Silicon Valley is the country’s hub for technology. Most computer and other tech-related start-ups had their humble beginnings in this place before they conquered the world. The brilliant minds behind their success are mostly men who have become famous icons that humanity will always look up to and be thankful for. Up to now, the majority of big tech companies are still founded and owned by men.
But as technology is becoming more mainstream, not only does it capture the interest of men but of women too. Even though it is a man’s world just like politics, more and more women are making a name in a niche they have no place for in the past. And we can look forward to countless women throughout the globe who will rise up to the challenge of carving their place in the tech world (not just in computers, mind you, but in other aspects of the technological race) in the years to come.
It’s all about embracing an industry that hasn’t traditionally favoured females.
Secondary school girls from across Scotland learned how to code and instruct robots after taking part in a computer science open day hosted by female students and academics at Heriot-Watt University.
The event was created specifically to help generate an interest in computing, artificial intelligence and robotics in girls from a young age.
It comes against a backdrop of a chronic shortage of women currently employed in or studying Science, Technology, Engineering and Maths (Stem subjects) in the UK.
The numbers do not lie.
Globally, women account for less than a third (28.4 per cent) of those employed in scientific research and development, according to a report published in November 2015 by the United Nations’ Educational, Scientific, and Cultural Organization’s (UNESCO) Institute of Statistics. They are also more likely to leave their roles in STEM fields, with a majority of women citing isolation, hostile male-dominated work environments and a lack of effective sponsors as the reasons behind their decision, says a Harvard Business Review research report.
Gender role is a big factor when it comes to choosing a career. Men are more likely to pursue a career in computing, engineering, or political science for they are deemed fit for a man. On the other hand, women end up as teachers, nurses, or plain old housewives. But women have had enough of this treatment and we’re bound to see major changes in the tech industry dynamics over time.

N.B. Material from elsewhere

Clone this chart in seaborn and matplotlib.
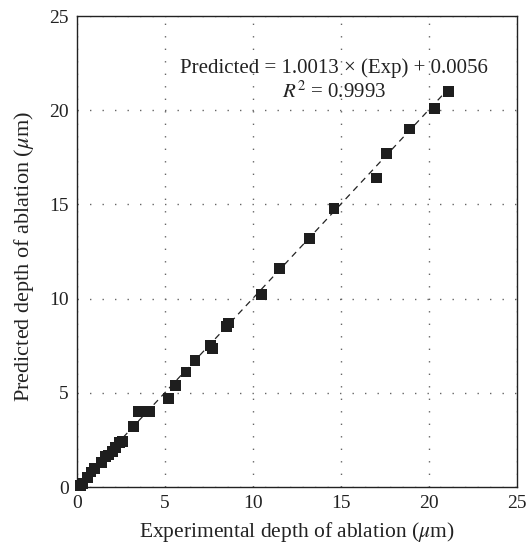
import numpy as np
import pandas as pd
import matplotlib
matplotlib.use("Agg")
import matplotlib.pyplot as plt
import seaborn as sns

# Experimental vs predicted depth of ablation (um)
exp_depth = [0.2, 0.3, 0.6, 0.8, 1.0, 1.4, 1.6, 1.8, 2.0, 2.2, 2.4, 2.6,
             3.2, 3.5, 3.8, 4.1, 5.2, 5.6, 6.2, 6.7, 7.6, 7.7, 8.5, 8.6,
             10.5, 11.5, 13.2, 14.6, 17.0, 17.6, 18.9, 20.3, 21.1]
pred_depth = [0.1, 0.2, 0.5, 0.8, 1.0, 1.3, 1.6, 1.7, 1.9, 2.1, 2.35, 2.4,
              3.2, 4.0, 4.0, 4.0, 4.7, 5.4, 6.1, 6.7, 7.5, 7.35, 8.5, 8.7,
              10.2, 11.6, 13.2, 14.8, 16.4, 17.7, 19.0, 20.1, 21.0]
slope = 1.0013
intercept = 0.0056
r_squared = 0.9993
ticks = [0, 5, 10, 15, 20, 25]


def main():
    df = pd.DataFrame({"exp": exp_depth, "pred": pred_depth})

    sns.set_style("white")
    plt.rcParams["font.family"] = ["Liberation Serif", "DejaVu Serif"]
    plt.rcParams["mathtext.fontset"] = "stix"

    fig = plt.figure(figsize=(5.32, 5.45), dpi=100)
    ax = fig.add_axes([0.1447, 0.1064, 0.8271, 0.8642])

    # fitted line over the data range
    xs = np.array([0.0, df["exp"].max()])
    ax.plot(xs, slope * xs + intercept, color="#222222", lw=0.9,
            ls=(0, (5, 4)), zorder=2)

    sns.scatterplot(data=df, x="exp", y="pred", marker="s", s=60,
                    color="#1e1e1e", edgecolor="none", ax=ax, zorder=3,
                    clip_on=False)

    ax.set_xlim(0, 25)
    ax.set_ylim(0, 25)
    ax.set_xticks(ticks)
    ax.set_yticks(ticks)
    ax.tick_params(length=0, labelsize=14, pad=6, colors="#222222")
    ax.grid(True, ls=(0, (1, 8)), color="#666666", lw=1.0)
    for sp in ax.spines.values():
        sp.set_color("#222222")
        sp.set_linewidth(1.0)

    ax.set_xlabel(r"Experimental depth of ablation ($\mu$m)", fontsize=15.5,
                  color="#222222")
    ax.set_ylabel(r"Predicted depth of ablation ($\mu$m)", fontsize=16,
                  color="#222222")
    ax.xaxis.set_label_coords(0.5, -0.07)
    ax.yaxis.set_label_coords(-0.093, 0.49)

    ax.text(14.6, 22.25, f"Predicted = {slope:.4f} \u00d7 (Exp) + {intercept:.4f}",
            ha="center", va="center", fontsize=15, color="#222222")
    ax.text(14.6, 20.95, f"$R^2$ = {r_squared:.4f}",
            ha="center", va="center", fontsize=15, color="#222222")

    fig.savefig("out.png", dpi=100)
    plt.close(fig)


if __name__ == "__main__":
    main()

Four years ago, Sheryl Sandberg, chief operating officer of Facebook, sent her son and niece to a Silicon Valley coding camp where she was dismayed to see a stark gender disparity. “Out of the 35 kids, only five were girls and two of those girls were my niece and her friend,” she told me. “It’s terrible – it has to change!”
Sandberg, as COO of a company where women hold only 27 percent of top management jobs, should know. It is widely acknowledged that an ever-growing proportion of the better-paid jobs in the American workforce will be linked to digital technologies, and that women are strikingly underrepresented in computing science.
It seems that President Trump already got a plan in place for this particular concern.
Aside from limiting women’s careers, this trend could have wider consequences. The President’s Council of Advisors on Science and Technology estimated in 2012 that U.S. businesses will need to find about 1 million more STEM professionals than America currently has. Tech companies have hitherto plugged this gap by using the H-1B visa program to import engineers from places such as India. But President Donald Trump has pledged to curb the use of those visas. Getting more American girls into computer science could create a deeper bench of qualified workers.
It’s one of the rare good news we hear from the new administration considering how much backlash it is now receiving from their current economic policies. And it looks like they do have a clear plan in place.
The U.S. government could also help. Barack Obama’s efforts to address the gender balance didn’t generate much buzz. But the current White House certainly knows how to make waves – and Ivanka Trump says she wants to support #WomenWhoWork, to cite her hashtag. Instead of just championing women in politics, business, or fashion, perhaps Ivanka should start shouting about women in computer science, and team up with Sandberg and others like her. That might help shrink the shocking gender ratio for computer science and get America ready to embrace a tech future in an equitable way.
And changes are indeed taking place…
Now the good news is that insofar as culture – not neurology – established this pattern, efforts being made to reverse it are promising. Companies such as Facebook are targeting women in their recruitment. The nonprofit CSNYC has taken on the herculean task of teaching every student in New York City public schools certain computer science skills. In February 1999, Smith became the first American women’s college to announce its own engineering program. And some colleges, such as Harvey Mudd, have restructured computer science classes to be more attuned to female students’ relative inexperience with computing. This has had spectacular results. At Harvey Mudd, the proportion of female students in computer science classes has risen from 10 percent to 40 percent.
While attracting girls to pursue a career in computing science and excel in it at an early age may be the first of the many hurdles women will face in this industry, the other factor is that men itself. Men will trample all those weak and vulnerable women to get the position they want. It is a good thing that the industry itself is opening its doors for women and giving them a chance to succeed in a man’s world.